The Alabama Education Association is going to bat for teachers who lost their jobs in Summer budget cuts. 99 tenured Birmingham City School teachers and staff members were either let-go or transferred by a method their union says broke the law.

The AEA is aiming to intervene in the existing case that named Dr. Craig Witherspoon as the Superintendent and gave the state the authority to take over the board. Out of that came the reduction in force - and that's where the AEA is hoping to step in.

You may remember the story from July...

"I no longer have a position," Lisa Woolley Thomas, a former employee told us July 24th. "I hardly make as much as it is. They cut us and a  lot of other ones." 

Teachers, secretaries, coaches, and almost one hundred other Birmingham school employees got the news they didn't want to hear.

"Myself and my father are on the list, therefore we were both cut," Tracy Weaver, a former teacher said.

This afternoon, the AEA went to court to fight for those teachers. It filed to intervene in the case that reinstated Dr. Craig Witherspoon as the Superintendent and gave the state the right to take over the Birmingham Board of Education.

"The system made a big fuss about cutting at the top," Gregory Graves, Associated Executive Secretary, AEA said. "There were so many employees that were making hundreds of thousands of dollars. But when the proposal went down, these were the employees that were making 10, 20, $30,000 a year."

"They include everything from coaches to instructional aids, cafeteria workers, HVAC workers - these are the salt of the earth people," John Saxon, AEA Attorney said.

Judge Houston brown decided not to rule on the motion just yet. He doesn't believe it's right to re-open a closed case and he suggested to attorneys to file a new lawsuit.

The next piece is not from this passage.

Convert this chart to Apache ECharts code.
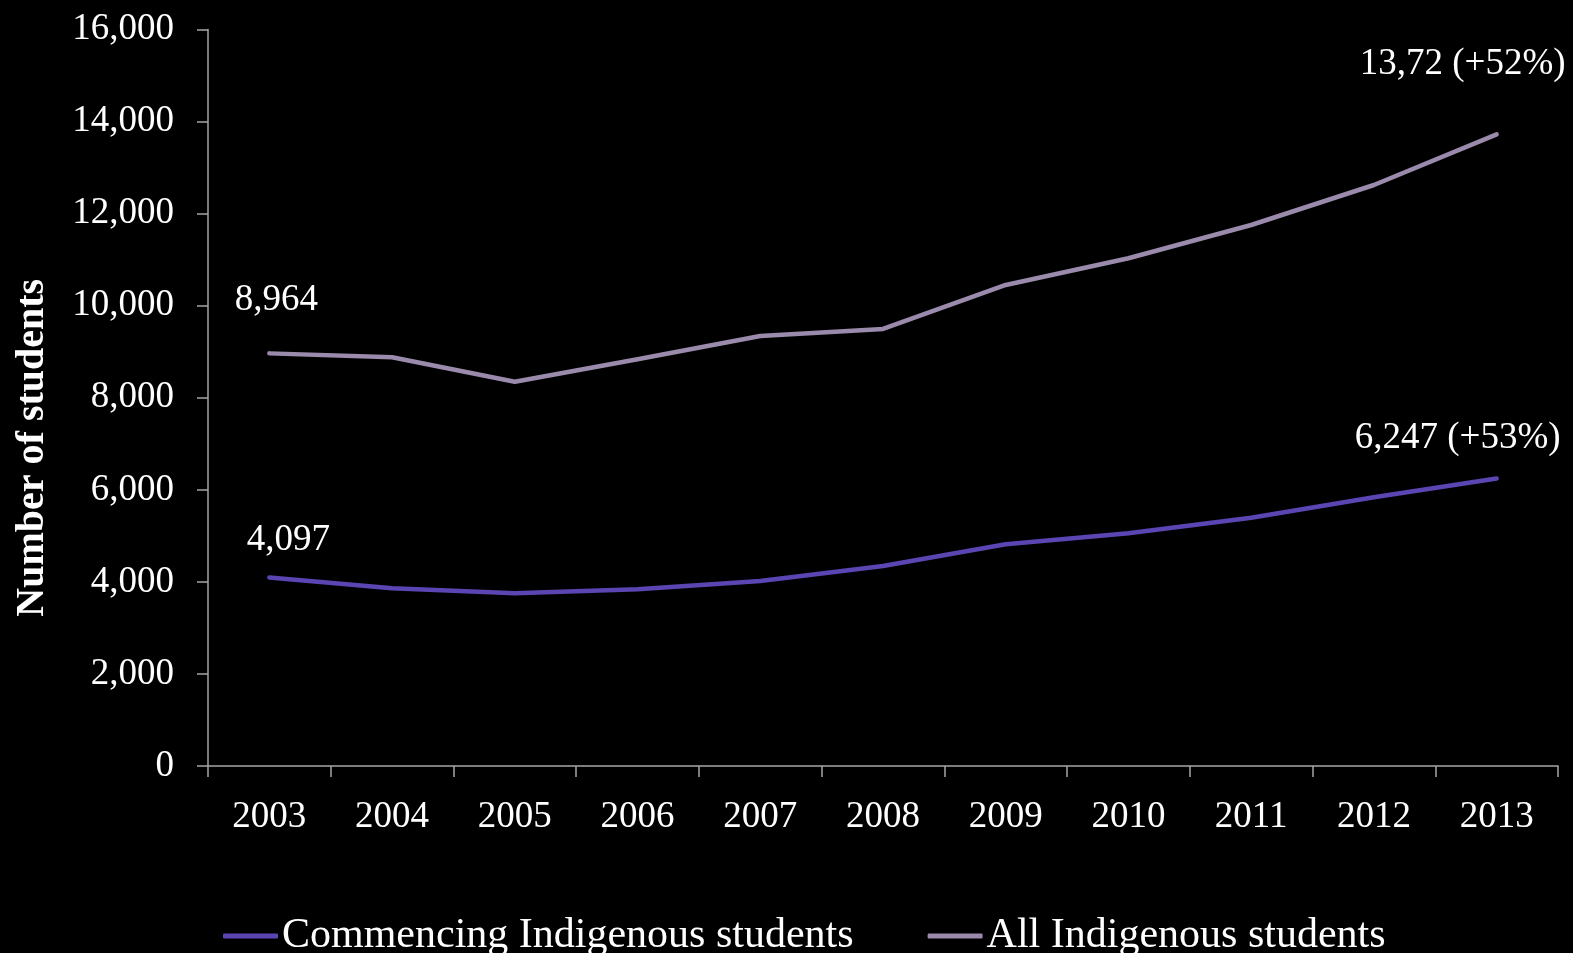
<!DOCTYPE html>
<html>
<head>
<meta charset="utf-8">
<script src="https://cdn.jsdelivr.net/npm/echarts@6/dist/echarts.min.js"></script>
<style>
  html, body { margin: 0; padding: 0; background: #000; }
  #chart { width: 1573px; height: 953px; }
</style>
</head>
<body>
<div id="chart"></div>
<script>
// Indigenous student numbers by year
const years = ['2003', '2004', '2005', '2006', '2007', '2008', '2009', '2010', '2011', '2012', '2013'];
const commencing = [4097, 3860, 3752, 3839, 4019, 4345, 4816, 5055, 5394, 5837, 6247];
const allStudents = [8964, 8879, 8349, 8836, 9342, 9494, 10450, 11030, 11753, 12622, 13720];
const yTicks = [0, 2000, 4000, 6000, 8000, 10000, 12000, 14000, 16000];

// Annotation text for the first and last year of each series
const commencingNotes = ['4,097', '6,247 (+53%)'];
const allNotes = ['8,964', '13,72 (+52%)'];

const seriesNames = ['Commencing Indigenous students', 'All Indigenous students'];
const colors = ['#5A45B3', '#9A8AAB'];
const FONT = '"Liberation Serif", "DejaVu Serif", serif';

function withNotes(values, notes, firstOffset, lastOffset) {
  const last = values.length - 1;
  return values.map((v, i) => {
    if (i === 0 || i === last) {
      return {
        value: v,
        label: {
          show: true,
          position: 'inside',
          offset: i === 0 ? firstOffset : lastOffset,
          formatter: i === 0 ? notes[0] : notes[1],
          color: '#ffffff',
          fontFamily: FONT,
          fontSize: 37
        }
      };
    }
    return v;
  });
}

const chart = echarts.init(document.getElementById('chart'), null, { renderer: 'canvas' });
chart.setOption({
  backgroundColor: '#000000',
  animation: false,
  grid: { left: 208, right: 15, top: 29.5, bottom: 187, containLabel: false, outerBoundsMode: 'none' },
  legend: {
    bottom: -9,
    left: 218,
    itemGap: 74,
    itemWidth: 55,
    itemHeight: 5,
    textStyle: { color: '#ffffff', fontFamily: FONT, fontSize: 42, padding: [0, 0, 0, -1] },
    data: seriesNames.map((n, i) => ({ name: n, icon: 'roundRect', itemStyle: { color: colors[i] } }))
  },
  xAxis: {
    type: 'category',
    data: years,
    boundaryGap: true,
    axisLine: { lineStyle: { color: '#a6a6a6', width: 1.5 } },
    axisTick: { show: true, length: 11, lineStyle: { color: '#a6a6a6', width: 1.5 } },
    axisLabel: { color: '#ffffff', fontFamily: FONT, fontSize: 37, margin: 33 }
  },
  yAxis: {
    type: 'value',
    min: yTicks[0],
    max: yTicks[yTicks.length - 1],
    interval: 2000,
    name: 'Number of students',
    nameLocation: 'middle',
    nameGap: 155,
    nameRotate: 90,
    nameTextStyle: {
      color: '#ffffff', fontFamily: FONT, fontSize: 40, fontWeight: 'bold',
      padding: [0, 100, 0, 0]
    },
    axisLine: { show: true, lineStyle: { color: '#a6a6a6', width: 1.5 } },
    axisTick: { show: true, length: 11, lineStyle: { color: '#a6a6a6', width: 1.5 } },
    splitLine: { show: false },
    axisLabel: {
      color: '#ffffff', fontFamily: FONT, fontSize: 37, margin: 34,
      formatter: v => v.toLocaleString('en-US')
    }
  },
  series: [
    {
      name: seriesNames[0],
      type: 'line',
      data: withNotes(commencing, commencingNotes, [19, -37], [-39, -40]),
      symbol: 'circle',
      symbolSize: 0,
      showSymbol: true,
      itemStyle: { color: colors[0] },
      lineStyle: { color: colors[0], width: 4.5, cap: 'round', join: 'round' },
      label: { show: false },
      z: 3
    },
    {
      name: seriesNames[1],
      type: 'line',
      data: withNotes(allStudents, allNotes, [7, -53], [-34, -70]),
      symbol: 'circle',
      symbolSize: 0,
      showSymbol: true,
      itemStyle: { color: colors[1] },
      lineStyle: { color: colors[1], width: 4.5, cap: 'round', join: 'round' },
      label: { show: false },
      z: 2
    }
  ]
});
</script>
</body>
</html>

"Because they weren't parties they couldn't file a rule 60 motion so there was no way for them to come into the lawsuit at this point and that's why the judge told them go file another lawsuit," Dorman Walker, defense attorney said.

Judge Brown gave the AEA 14 days to respond to the objection and at that time, he'll make a ruling. AEA attorneys say if Judge Brown doesn't rule in their favor, they plan to file a new lawsuit.